The National Advertising Division of BBB National Programs’ (NAD) latest “Made in USA” (MUSA) decision takes a hard line on the substantiation companies must maintain to support unqualified MUSA claims. Here’s what to know.
The Bashlin Decision
On January 28, the NAD issued a decision finding that Bashlin Industries, Inc. (Bashlin), a manufacturer of equipment and tools for line workers, could not substantiate and should therefore discontinue unqualified MUSA claims in its advertising. Although the opinion addressed and rejected unqualified claims for several products, it particularly focused on unqualified claims for a “climber” with a few parts of unknown origin that, although de minimis by cost, the NAD found sufficiently important to the product to preclude an unqualified claim.
When it comes to MUSA claims, the NAD relies on the Federal Trade Commission's (FTC) analysis, which has remained largely unchanged since the 1940s. To substantiate an unqualified claim, marketers should be prepared to demonstrate that the advertised product is “all or virtually all” (AOVA) made in USA, all the way back to raw materials. The FTC considers flexible factors to determine whether a product meets this standard, including the percentage of costs attributable to imported materials, how far back in the manufacturing chain the imported content is, and the importance of the imported content to the form or function of the product.

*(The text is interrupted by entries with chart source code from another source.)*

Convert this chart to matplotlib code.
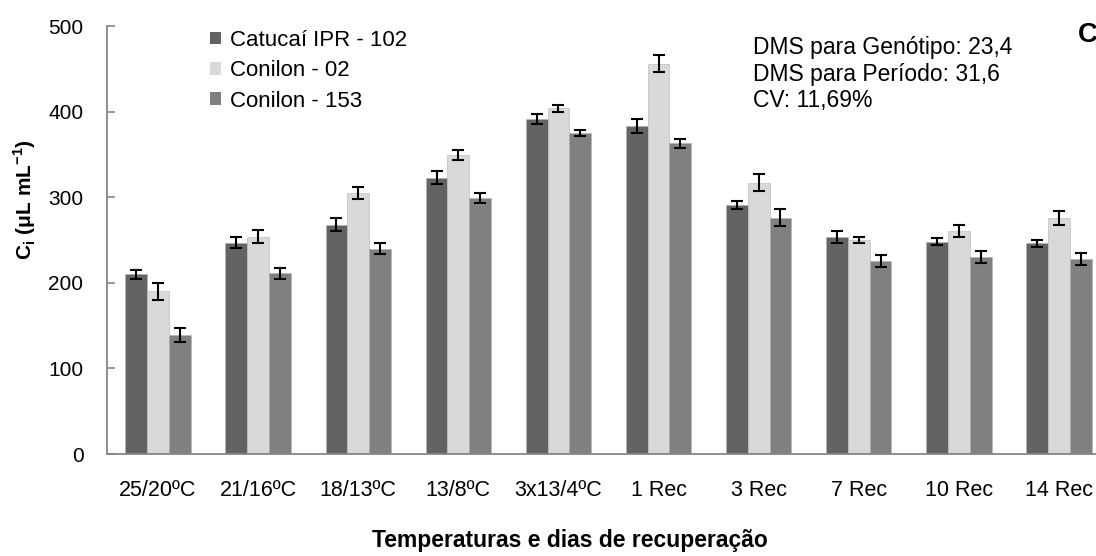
import numpy as np
import matplotlib
matplotlib.use('Agg')
import matplotlib.pyplot as plt
from matplotlib.patches import Patch

plt.rcParams['font.family'] = ['Liberation Sans', 'DejaVu Sans']
plt.rcParams['mathtext.fontset'] = 'custom'
plt.rcParams['mathtext.rm'] = 'Liberation Sans'
plt.rcParams['mathtext.bf'] = 'Liberation Sans:bold'

# periods: cold treatment temperatures then recovery days
periodos = ['25/20ºC', '21/16ºC', '18/13ºC', '13/8ºC', '3x13/4ºC',
            '1 Rec', '3 Rec', '7 Rec', '10 Rec', '14 Rec']
genotipos = ['Catucaí IPR - 102', 'Conilon - 02', 'Conilon - 153']

# Ci means per genotype
catucai = [210, 247, 268, 323, 391, 383, 291, 254, 248, 246]
conilon02 = [190, 254, 305, 349, 404, 456, 317, 250, 260, 276]
conilon153 = [139, 211, 240, 299, 375, 363, 276, 226, 230, 228]

# standard errors
err_catucai = [5, 6, 8, 8, 6, 8, 5, 7, 4, 4]
err_conilon02 = [10, 8, 7, 6, 4, 10, 10, 4, 7, 8]
err_conilon153 = [8, 6, 6, 6, 4, 5, 10, 7, 7, 7]

cores = ['#636363', '#d9d9d9', '#808080']

fig = plt.figure(figsize=(10.96, 5.56), dpi=100)
ax = fig.add_axes([107 / 1096, 1 - 454 / 556, 1002 / 1096, 428 / 556])

x = np.arange(len(periodos))
w = 0.218
series = [catucai, conilon02, conilon153]
erros = [err_catucai, err_conilon02, err_conilon153]
for i, (vals, errs) in enumerate(zip(series, erros)):
    ax.bar(x + (i - 1) * w, vals, w, color=cores[i], edgecolor='#b4b4b4',
           linewidth=0.4, yerr=errs, capsize=4.5,
           error_kw=dict(ecolor='black', elinewidth=1.5, capthick=1.5))

ax.set_xlim(-0.51, 9.5)
ax.set_ylim(0, 500)
ax.set_yticks([0, 100, 200, 300, 400, 500])
ax.set_xticks(x)
ax.set_xticklabels(periodos)

for s in ['top', 'right']:
    ax.spines[s].set_visible(False)
for s in ['left', 'bottom']:
    ax.spines[s].set_color('#868686')
    ax.spines[s].set_linewidth(1.3)

ax.tick_params(axis='y', direction='in', length=6, width=1.2, color='#868686',
               labelsize=15, pad=17)
ax.tick_params(axis='x', length=0, labelsize=15.5, pad=19)

handles = [Patch(facecolor=c, edgecolor='none') for c in cores]
fig.legend(handles, genotipos, loc='upper left',
           bbox_to_anchor=(210 / 1096, 1 - 30 / 556), frameon=False,
           fontsize=16, handlelength=0.5, handleheight=0.5,
           handletextpad=0.4, labelspacing=0.42, borderaxespad=0, borderpad=0)

fig.text(753 / 1096, 1 - 36 / 556,
         'DMS para Genótipo: 23,4\nDMS para Período: 31,6\nCV: 11,69%',
         fontsize=16.5, va='top', ha='left', linespacing=1.2)
fig.text(1078 / 1096, 1 - 35 / 556, 'C', fontsize=20, fontweight='bold',
         va='center', ha='left')

fig.text(570 / 1096, 1 - 540 / 556, 'Temperaturas e dias de recuperação',
         fontsize=16.5, fontweight='bold', ha='center', va='center')
fig.text(25 / 1096, 1 - 200 / 556,
         r'C$_{\mathbf{i}}$ ($\mathbf{\mu}$L mL$^{\mathbf{-1}}$)',
         fontsize=15, fontweight='bold', rotation=90, ha='center', va='center')

fig.savefig('out.png', dpi=100)
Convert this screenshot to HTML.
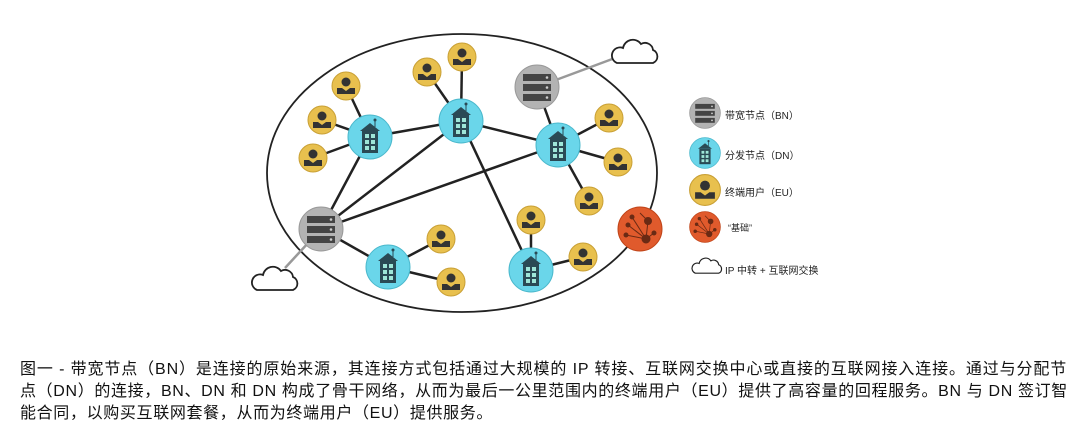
<!DOCTYPE html>
<html><head><meta charset="utf-8"><style>
body{margin:0;width:1083px;height:432px;background:#fff;overflow:hidden;position:relative;font-family:"Liberation Sans","Noto Sans CJK SC",sans-serif;}
.cap{position:absolute;left:20px;font-size:16px;color:#111;white-space:nowrap;line-height:22px;}
.lg{position:absolute;left:725px;font-size:10px;color:#222;white-space:nowrap;}
</style></head><body>
<svg width="1083" height="340" style="position:absolute;left:0;top:0">
<defs>
<g id="eu"><circle r="14" fill="#e8c04e" stroke="#c9a035" stroke-width="1"/><circle cy="-4" r="4.5" fill="#333"/><path d="M-9 8 v-6 h5 l4 3 l4 -3 h5 v6 z" fill="#333"/></g>
<g id="dn"><circle r="22" fill="#6ad6ea" stroke="#4ab8cc" stroke-width="1"/><path d="M-10 -6 l10 -8 l10 8 z" fill="#2a4a55"/><rect x="-8" y="-6" width="16" height="22" fill="#2a4a55"/><g fill="#9ee6d8"><rect x="-5" y="-3" width="4" height="4"/><rect x="1" y="-3" width="4" height="4"/><rect x="-5" y="3" width="4" height="4"/><rect x="1" y="3" width="4" height="4"/><rect x="-5" y="9" width="4" height="4"/><rect x="1" y="9" width="4" height="4"/></g><line x1="5" y1="-10" x2="5" y2="-17" stroke="#2a4a55"/><circle cx="5" cy="-17" r="1.5" fill="#2a4a55"/></g>
<g id="bn"><circle r="22" fill="#b3b3b3" stroke="#999" stroke-width="1"/><g fill="#444"><rect x="-14" y="-13" width="28" height="7"/><rect x="-14" y="-3" width="28" height="7"/><rect x="-14" y="7" width="28" height="7"/></g><g fill="#ccc"><circle cx="10" cy="-9.5" r="1.3"/><circle cx="10" cy="0.5" r="1.3"/><circle cx="10" cy="10.5" r="1.3"/></g></g>
<g id="cl"><path d="M-18 8 h36 a7 7 0 0 0 0 -13 a8 8 0 0 0 -12 -6 a10 10 0 0 0 -18 4 a8 8 0 0 0 -6 15 z" fill="#fff" stroke="#222" stroke-width="1.8"/></g>
<g id="rd"><circle r="22" fill="#e05a2c" stroke="#c04418"/><g stroke="#6a2a14" stroke-width="1" fill="#6a2a14"><line x1="-12" y1="-4" x2="6" y2="10"/><line x1="-8" y1="-12" x2="6" y2="10"/><line x1="8" y1="-8" x2="6" y2="10"/><line x1="-14" y1="6" x2="6" y2="10"/><line x1="14" y1="4" x2="6" y2="10"/><line x1="0" y1="-16" x2="8" y2="-8"/><circle cx="6" cy="10" r="4"/><circle cx="8" cy="-8" r="3.5"/><circle cx="-12" cy="-4" r="2"/><circle cx="-8" cy="-12" r="2"/><circle cx="-14" cy="6" r="2"/><circle cx="14" cy="4" r="2"/></g></g>
</defs>
<ellipse cx="462" cy="173" rx="195" ry="139" fill="none" stroke="#222" stroke-width="1.8"/>
<g stroke="#999" stroke-width="2.5"><line x1="537" y1="87" x2="615" y2="58"/><line x1="321" y1="229" x2="285" y2="268"/></g>
<g stroke="#222" stroke-width="2.5">
<line x1="370" y1="137" x2="461" y2="121"/><line x1="461" y1="121" x2="558" y2="145"/>
<line x1="370" y1="137" x2="321" y2="229"/><line x1="461" y1="121" x2="321" y2="229"/>
<line x1="558" y1="145" x2="321" y2="229"/><line x1="461" y1="121" x2="531" y2="270"/>
<line x1="321" y1="229" x2="388" y2="267"/><line x1="537" y1="87" x2="558" y2="145"/>
<line x1="370" y1="137" x2="346" y2="86"/><line x1="370" y1="137" x2="322" y2="120"/><line x1="370" y1="137" x2="313" y2="158"/>
<line x1="461" y1="121" x2="427" y2="72"/><line x1="461" y1="121" x2="462" y2="57"/>
<line x1="558" y1="145" x2="609" y2="118"/><line x1="558" y1="145" x2="618" y2="162"/><line x1="558" y1="145" x2="589" y2="201"/>
<line x1="531" y1="270" x2="531" y2="220"/><line x1="531" y1="270" x2="583" y2="257"/>
<line x1="388" y1="267" x2="441" y2="239"/><line x1="388" y1="267" x2="451" y2="282"/>
</g>
<use href="#eu" x="346" y="86"/><use href="#eu" x="322" y="120"/><use href="#eu" x="313" y="158"/>
<use href="#eu" x="427" y="72"/><use href="#eu" x="462" y="57"/><use href="#eu" x="609" y="118"/>
<use href="#eu" x="618" y="162"/><use href="#eu" x="589" y="201"/><use href="#eu" x="531" y="220"/>
<use href="#eu" x="441" y="239"/><use href="#eu" x="451" y="282"/><use href="#eu" x="583" y="257"/>
<use href="#dn" x="370" y="137"/><use href="#dn" x="461" y="121"/><use href="#dn" x="558" y="145"/>
<use href="#dn" x="388" y="267"/><use href="#dn" x="531" y="270"/>
<use href="#bn" x="537" y="87"/><use href="#bn" x="321" y="229"/>
<use href="#rd" x="640" y="229"/>
<use href="#cl" x="635" y="55"/><use href="#cl" x="275" y="282"/>
<g transform="translate(705,113) scale(0.7)"><use href="#bn"/></g>
<g transform="translate(705,153) scale(0.7)"><use href="#dn"/></g>
<g transform="translate(705,190) scale(1)"><use href="#eu" transform="scale(1.1)"/></g>
<g transform="translate(705,227) scale(0.7)"><use href="#rd"/></g>
<g transform="translate(707,268) scale(0.65)"><use href="#cl"/></g>
</svg>
<div class="lg" style="top:107px">带宽节点（BN）</div>
<div class="lg" style="top:147px">分发节点（DN）</div>
<div class="lg" style="top:184px">终端用户（EU）</div>
<div class="lg" style="top:221px;left:728px;font-size:9px">“基础”</div>
<div class="lg" style="top:262px">IP 中转 + 互联网交换</div>
<div class="cap" style="top:359px;letter-spacing:0.88px">图一 - 带宽节点（BN）是连接的原始来源，其连接方式包括通过大规模的 IP 转接、互联网交换中心或直接的互联网接入连接。通过与分配节</div>
<div class="cap" style="top:381px;letter-spacing:0.65px">点（DN）的连接，BN、DN 和 DN 构成了骨干网络，从而为最后一公里范围内的终端用户（EU）提供了高容量的回程服务。BN 与 DN 签订智</div>
<div class="cap" style="top:403px;letter-spacing:0.65px">能合同，以购买互联网套餐，从而为终端用户（EU）提供服务。</div>
</body></html>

When it came to Bashlin’s climbers, over 95% of the costs to make them were incurred in the USA. The other 5% was apparently attributable to parts of unknown origin, including a one-inch buckle and some screws. The NAD focused closely on that buckle, stating it “serv[ed] an essential function for comfort and proper fit.” Additionally, the NAD noted that the screws helped hold the product together. Together, the NAD concluded, these parts were significant enough to the product to render an unqualified claim unsubstantiated.
On one hand, the FTC's MUSA compliance guidance states that the agency will consider the importance of imported content to the form and function of a product when evaluating whether a MUSA claim for that product deceives consumers. Even when imported content is de minimis by cost, it can be very consequential to consumers. In those cases, unqualified claims may mislead reasonable consumers. However, importance of the imported content is only one of several factors - not necessarily the dominant factor - the FTC considers as part of this analysis.
Bashlin’s is a close call; it’s hard to know whether an unqualified claim would truly deceive consumers under the circumstances. Although comfort and fit are important, based on a facial analysis, it seems unlikely that this content of unknown origin – in the context of a product 95% MUSA – is the type of “essential element” the FTC’s test is intended to cover. Instead, this content seems more like threads and screws that, although important to holding a product together (after all, most products don’t contain extraneous content), are de minimis enough to avoid triggering the need for a qualification.
This decision is consequential for two reasons. First, it means that making an unqualified claim for a product that incorporates any foreign content at all now places marketers at a high risk of a self-regulatory challenge. Second, on the margins, this newly elevated risk may make investment in re-shoring manufacturing less attractive for some companies.
Takeaways
This is complicated and you can always call for help. But in the meantime, consider these takeaways:
- Be careful with your express and implied MUSA claims. With this decision, the NAD has recommended discontinuation of a claim for a product with very de minimis (by cost) imported content. If your product contains any content at all that influences how the product works or looks, be advised that an unqualified MUSA claim may invite a challenge, and the NAD may take a hard line.
- Copy test. If you fall into that 95% USA cost corridor and want to make unqualified MUSA claims for your products, consider running consumer perception testing to confirm your claims do not deceive consumers. If you have evidence that consumers interpret your claims as you intend them and you have appropriate supporting substantiation, you will be ready if a challenge comes your way.
- Qualify your claims. Copy testing is expensive. Another option is to use clear, prominent qualifications to explain to consumers what you mean. In this case, if Bashlin had labeled its climbers “Made in USA with Imported Buckle and Screws,” that likely would have passed muster.
- NAD as a backstop. In January 2025, the FTC released a staff closing letter regarding Buckingham’s MUSA claims. Buckingham’s challenge against Bashlin followed shortly thereafter. Even though it is mighty, the FTC is small and has limited resources. It can’t bring enforcement action against every competitor. If you’re the subject of regulatory enforcement and you think competitors doing are the same thing you were taken to task for, a self-regulatory challenge at the NAD is always an option.